→ Work required:
Write out the data below in full, unchanged, minus the images.

→ Stored data:
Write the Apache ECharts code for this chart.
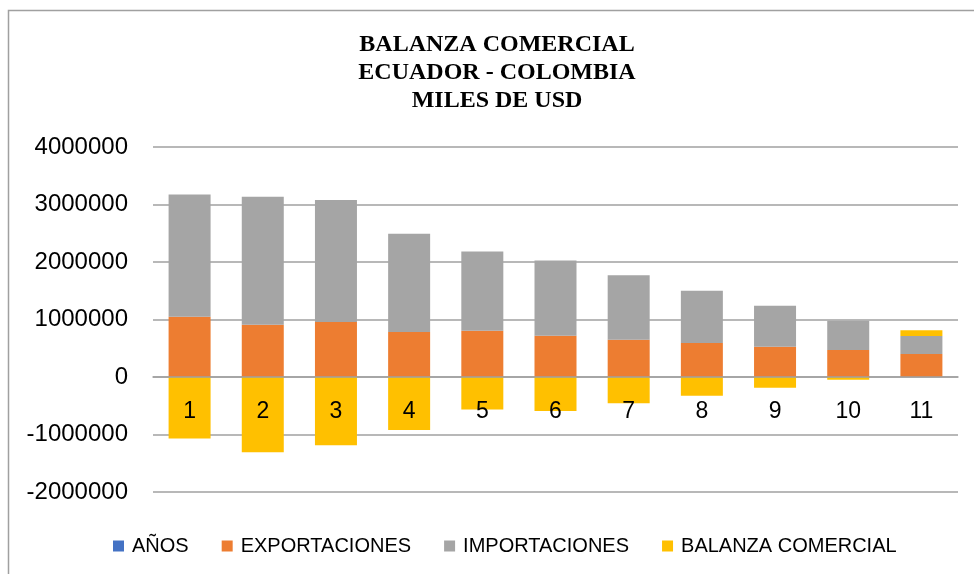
<!DOCTYPE html>
<html>
<head>
<meta charset="utf-8">
<script src="https://cdn.jsdelivr.net/npm/echarts@6/dist/echarts.min.js"></script>
<style>
  html, body { margin: 0; padding: 0; background: #fff; }
  #chart1 { width: 974px; height: 574px; }
</style>
</head>
<body>
<div id="chart1"></div>
<script>
// datos
var categorias = ['1', '2', '3', '4', '5', '6', '7', '8', '9', '10', '11'];
var anios = [1, 2, 3, 4, 5, 6, 7, 8, 9, 10, 11];
var exportaciones = [1048000, 909000, 955000, 782000, 805000, 718000, 649000, 591000, 528000, 470000, 400000];
var importaciones = [2125000, 2224000, 2125000, 1708000, 1378000, 1309000, 1119000, 910000, 713000, 510000, 313000];
var balanza = [-1071000, -1309000, -1187000, -921000, -567000, -591000, -458000, -325000, -186000, -46000, 99000];

var fuente = 'Liberation Sans';

var myChart1 = echarts.init(document.getElementById('chart1'));
var option1 = {
    animation: false,
    color: ['#4472C4', '#ED7D31', '#A5A5A5', '#FFC000'],
    graphic: [
        {
            type: 'rect',
            silent: true,
            shape: { x: 8.5, y: 10.5, width: 1000, height: 700 },
            style: { fill: 'none', stroke: '#a0a0a0', lineWidth: 1.5 }
        },
        {
            // titulo centrado sobre el area del grafico
            type: 'text',
            x: 497,
            y: 31,
            style: {
                text: 'BALANZA COMERCIAL\nECUADOR - COLOMBIA\nMILES DE USD',
                align: 'center',
                verticalAlign: 'top',
                fontFamily: 'Liberation Serif',
                fontWeight: 'bold',
                fontSize: 24,
                lineHeight: 28,
                fill: '#000'
            }
        }
    ],
    legend: {
        left: 108,
        top: 531,
        itemWidth: 11,
        itemHeight: 11,
        itemGap: 33,
        icon: 'rect',
        textStyle: {
            fontFamily: fuente,
            fontSize: 20,
            color: '#000',
            padding: [0, 0, 0, 3]
        },
        data: ['AÑOS', 'EXPORTACIONES', 'IMPORTACIONES', 'BALANZA COMERCIAL']
    },
    grid: {
        left: 153,
        right: 16,
        top: 147,
        bottom: 82,
        containLabel: false
    },
    xAxis: {
        type: 'category',
        data: categorias,
        z: 10,
        offset: -115,
        axisLine: { show: true, onZero: false, lineStyle: { color: '#a0a0a0', width: 1.5 } },
        axisTick: { show: false },
        axisLabel: {
            margin: 23,
            fontFamily: fuente,
            fontSize: 23,
            color: '#000'
        }
    },
    yAxis: {
        type: 'value',
        min: -2000000,
        max: 4000000,
        interval: 1000000,
        axisLine: { show: false },
        axisTick: { show: false },
        splitLine: { lineStyle: { color: '#a0a0a0', width: 1.5 } },
        axisLabel: {
            margin: 25,
            fontFamily: fuente,
            fontSize: 24,
            color: '#000',
            formatter: function (v) { return String(v); }
        }
    },
    series: [
        {
            name: 'AÑOS',
            type: 'bar',
            stack: 'total',
            barWidth: 42,
            data: anios
        },
        {
            name: 'EXPORTACIONES',
            type: 'bar',
            stack: 'total',
            barWidth: 42,
            data: exportaciones
        },
        {
            name: 'IMPORTACIONES',
            type: 'bar',
            stack: 'total',
            barWidth: 42,
            data: importaciones
        },
        {
            name: 'BALANZA COMERCIAL',
            type: 'bar',
            stack: 'total',
            barWidth: 42,
            data: balanza
        }
    ]
};
myChart1.setOption(option1);
</script>
</body>
</html>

→ Exercise result:
Write the Apache ECharts code for this chart.
<!DOCTYPE html>
<html>
<head>
<meta charset="utf-8">
<script src="https://cdn.jsdelivr.net/npm/echarts@6/dist/echarts.min.js"></script>
<style>
  html, body { margin: 0; padding: 0; background: #fff; }
  #chart1 { width: 974px; height: 574px; }
</style>
</head>
<body>
<div id="chart1"></div>
<script>
// datos
var categorias = ['1', '2', '3', '4', '5', '6', '7', '8', '9', '10', '11'];
var anios = [1, 2, 3, 4, 5, 6, 7, 8, 9, 10, 11];
var exportaciones = [1048000, 909000, 955000, 782000, 805000, 718000, 649000, 591000, 528000, 470000, 400000];
var importaciones = [2125000, 2224000, 2125000, 1708000, 1378000, 1309000, 1119000, 910000, 713000, 510000, 313000];
var balanza = [-1071000, -1309000, -1187000, -921000, -567000, -591000, -458000, -325000, -186000, -46000, 99000];

var fuente = 'Liberation Sans';

var myChart1 = echarts.init(document.getElementById('chart1'));
var option1 = {
    animation: false,
    color: ['#4472C4', '#ED7D31', '#A5A5A5', '#FFC000'],
    graphic: [
        {
            type: 'rect',
            silent: true,
            shape: { x: 8.5, y: 10.5, width: 1000, height: 700 },
            style: { fill: 'none', stroke: '#a0a0a0', lineWidth: 1.5 }
        },
        {
            // titulo centrado sobre el area del grafico
            type: 'text',
            x: 497,
            y: 31,
            style: {
                text: 'BALANZA COMERCIAL\nECUADOR - COLOMBIA\nMILES DE USD',
                align: 'center',
                verticalAlign: 'top',
                fontFamily: 'Liberation Serif',
                fontWeight: 'bold',
                fontSize: 24,
                lineHeight: 28,
                fill: '#000'
            }
        }
    ],
    legend: {
        left: 108,
        top: 531,
        itemWidth: 11,
        itemHeight: 11,
        itemGap: 33,
        icon: 'rect',
        textStyle: {
            fontFamily: fuente,
            fontSize: 20,
            color: '#000',
            padding: [0, 0, 0, 3]
        },
        data: ['AÑOS', 'EXPORTACIONES', 'IMPORTACIONES', 'BALANZA COMERCIAL']
    },
    grid: {
        left: 153,
        right: 16,
        top: 147,
        bottom: 82,
        containLabel: false
    },
    xAxis: {
        type: 'category',
        data: categorias,
        z: 10,
        offset: -115,
        axisLine: { show: true, onZero: false, lineStyle: { color: '#a0a0a0', width: 1.5 } },
        axisTick: { show: false },
        axisLabel: {
            margin: 23,
            fontFamily: fuente,
            fontSize: 23,
            color: '#000'
        }
    },
    yAxis: {
        type: 'value',
        min: -2000000,
        max: 4000000,
        interval: 1000000,
        axisLine: { show: false },
        axisTick: { show: false },
        splitLine: { lineStyle: { color: '#a0a0a0', width: 1.5 } },
        axisLabel: {
            margin: 25,
            fontFamily: fuente,
            fontSize: 24,
            color: '#000',
            formatter: function (v) { return String(v); }
        }
    },
    series: [
        {
            name: 'AÑOS',
            type: 'bar',
            stack: 'total',
            barWidth: 42,
            data: anios
        },
        {
            name: 'EXPORTACIONES',
            type: 'bar',
            stack: 'total',
            barWidth: 42,
            data: exportaciones
        },
        {
            name: 'IMPORTACIONES',
            type: 'bar',
            stack: 'total',
            barWidth: 42,
            data: importaciones
        },
        {
            name: 'BALANZA COMERCIAL',
            type: 'bar',
            stack: 'total',
            barWidth: 42,
            data: balanza
        }
    ]
};
myChart1.setOption(option1);
</script>
</body>
</html>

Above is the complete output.